*GIVEN EXERCISE*:
Omit any picture, and return the remaining data exactly as written.

*** SOURCE EXCERPT

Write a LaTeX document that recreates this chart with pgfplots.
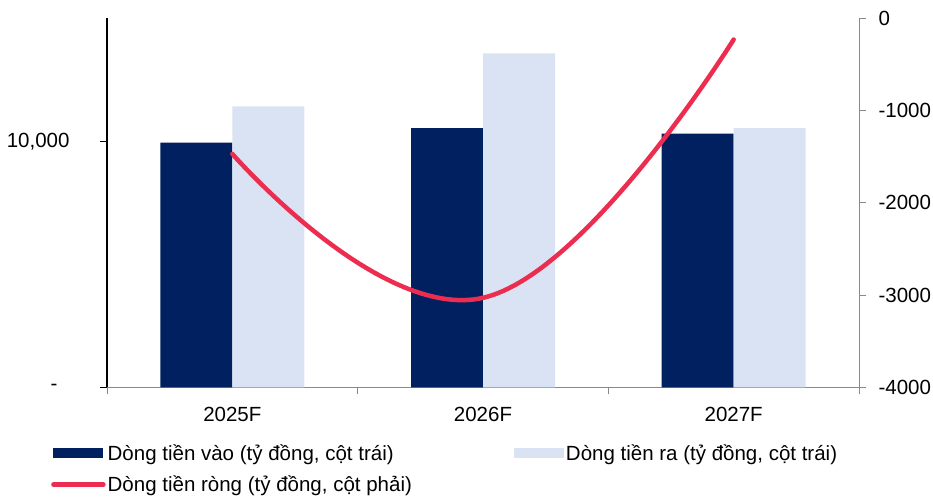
\documentclass[border=0pt]{standalone}
\usepackage{fontspec}
\setmainfont{Liberation Sans}
\usepackage{pgfplots}
\pgfplotsset{compat=1.18}

\definecolor{inflow}{HTML}{002060}
\definecolor{outflow}{HTML}{DAE3F3}
\definecolor{netflow}{HTML}{EC2D4F}
\definecolor{axisgray}{HTML}{898989}

\begin{document}
\begin{tikzpicture}[x=1pt,y=1pt]
\useasboundingbox (0,0) rectangle (933,496);
\pgfplotsset{every axis/.append style={font=\fontsize{20.5}{24}\selectfont}}

% Left axis: cash inflow and outflow bars
\begin{axis}[
  at={(107pt,108.7pt)}, anchor=south west,
  scale only axis, width=752pt, height=369pt,
  xmin=-0.5, xmax=2.5, ymin=0, ymax=15000,
  axis x line*=bottom, axis y line*=left,
  x axis line style={axisgray, line width=1pt},
  y axis line style={black, line width=1.2pt},
  tick align=outside, major tick length=7pt,
  xtick={-0.5,0.5,1.5,2.5}, x tick label as interval,
  xticklabels={2025F,2026F,2027F},
  xtick style={axisgray, line width=1pt},
  xticklabel style={yshift=-9pt},
  scaled y ticks=false,
  ytick={0,10000}, yticklabels={{-\hspace*{12pt}},{10,000}},
  ytick style={black, line width=1.2pt},
  yticklabel style={xshift=-27pt},
  ybar=0pt, bar width=72pt,
  legend columns=2, legend cell align=left,
  legend style={draw=none, fill=none, inner sep=0pt,
    at={(axis description cs:-0.0745,-0.15)}, anchor=north west,
    /tikz/every even column/.append style={column sep=100pt},
    row sep=10pt},
]
\addplot[fill=inflow, draw=none,
  legend image code/.code={\fill[inflow] (0pt,-5pt) rectangle (50pt,5pt);}]
  coordinates {(0,9950) (1,10540) (2,10310)};
\addlegendentry{Dòng tiền vào (tỷ đồng, cột trái)}
\addplot[fill=outflow, draw=none,
  legend image code/.code={\fill[outflow] (0pt,-5pt) rectangle (50pt,5pt);}]
  coordinates {(0,11420) (1,13570) (2,10540)};
\addlegendentry{Dòng tiền ra (tỷ đồng, cột trái)}
\addlegendimage{legend image code/.code={\path[draw=none, fill=none] (0pt,-5pt) rectangle (50pt,5pt); \draw[netflow, line width=4.5pt, line cap=round] (0pt,0pt) -- (50pt,0pt);}}
\addlegendentry{Dòng tiền ròng (tỷ đồng, cột phải)}
\end{axis}

% Right axis: net cash flow line
\begin{axis}[
  at={(107pt,108.7pt)}, anchor=south west,
  scale only axis, width=752pt, height=369pt,
  xmin=-0.5, xmax=2.5, ymin=-4000, ymax=0,
  axis x line=none, axis y line*=right,
  y axis line style={axisgray, line width=1pt},
  tick align=outside, major tick length=7pt,
  ytick={-4000,-3000,-2000,-1000,0},
  yticklabels={-4000,-3000,-2000,-1000,0},
  ytick style={axisgray, line width=1pt},
  yticklabel style={xshift=9pt},
]
\addplot[netflow, line width=4.5pt, line cap=round, smooth, tension=0.75, mark=none]
  coordinates {(0,-1470) (1,-3030) (2,-230)};
\end{axis}
\end{tikzpicture}
\end{document}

******

*WORKED ANSWER*:
Write a LaTeX document that recreates this chart with pgfplots.
\documentclass[border=0pt]{standalone}
\usepackage{fontspec}
\setmainfont{Liberation Sans}
\usepackage{pgfplots}
\pgfplotsset{compat=1.18}

\definecolor{inflow}{HTML}{002060}
\definecolor{outflow}{HTML}{DAE3F3}
\definecolor{netflow}{HTML}{EC2D4F}
\definecolor{axisgray}{HTML}{898989}

\begin{document}
\begin{tikzpicture}[x=1pt,y=1pt]
\useasboundingbox (0,0) rectangle (933,496);
\pgfplotsset{every axis/.append style={font=\fontsize{20.5}{24}\selectfont}}

% Left axis: cash inflow and outflow bars
\begin{axis}[
  at={(107pt,108.7pt)}, anchor=south west,
  scale only axis, width=752pt, height=369pt,
  xmin=-0.5, xmax=2.5, ymin=0, ymax=15000,
  axis x line*=bottom, axis y line*=left,
  x axis line style={axisgray, line width=1pt},
  y axis line style={black, line width=1.2pt},
  tick align=outside, major tick length=7pt,
  xtick={-0.5,0.5,1.5,2.5}, x tick label as interval,
  xticklabels={2025F,2026F,2027F},
  xtick style={axisgray, line width=1pt},
  xticklabel style={yshift=-9pt},
  scaled y ticks=false,
  ytick={0,10000}, yticklabels={{-\hspace*{12pt}},{10,000}},
  ytick style={black, line width=1.2pt},
  yticklabel style={xshift=-27pt},
  ybar=0pt, bar width=72pt,
  legend columns=2, legend cell align=left,
  legend style={draw=none, fill=none, inner sep=0pt,
    at={(axis description cs:-0.0745,-0.15)}, anchor=north west,
    /tikz/every even column/.append style={column sep=100pt},
    row sep=10pt},
]
\addplot[fill=inflow, draw=none,
  legend image code/.code={\fill[inflow] (0pt,-5pt) rectangle (50pt,5pt);}]
  coordinates {(0,9950) (1,10540) (2,10310)};
\addlegendentry{Dòng tiền vào (tỷ đồng, cột trái)}
\addplot[fill=outflow, draw=none,
  legend image code/.code={\fill[outflow] (0pt,-5pt) rectangle (50pt,5pt);}]
  coordinates {(0,11420) (1,13570) (2,10540)};
\addlegendentry{Dòng tiền ra (tỷ đồng, cột trái)}
\addlegendimage{legend image code/.code={\path[draw=none, fill=none] (0pt,-5pt) rectangle (50pt,5pt); \draw[netflow, line width=4.5pt, line cap=round] (0pt,0pt) -- (50pt,0pt);}}
\addlegendentry{Dòng tiền ròng (tỷ đồng, cột phải)}
\end{axis}

% Right axis: net cash flow line
\begin{axis}[
  at={(107pt,108.7pt)}, anchor=south west,
  scale only axis, width=752pt, height=369pt,
  xmin=-0.5, xmax=2.5, ymin=-4000, ymax=0,
  axis x line=none, axis y line*=right,
  y axis line style={axisgray, line width=1pt},
  tick align=outside, major tick length=7pt,
  ytick={-4000,-3000,-2000,-1000,0},
  yticklabels={-4000,-3000,-2000,-1000,0},
  ytick style={axisgray, line width=1pt},
  yticklabel style={xshift=9pt},
]
\addplot[netflow, line width=4.5pt, line cap=round, smooth, tension=0.75, mark=none]
  coordinates {(0,-1470) (1,-3030) (2,-230)};
\end{axis}
\end{tikzpicture}
\end{document}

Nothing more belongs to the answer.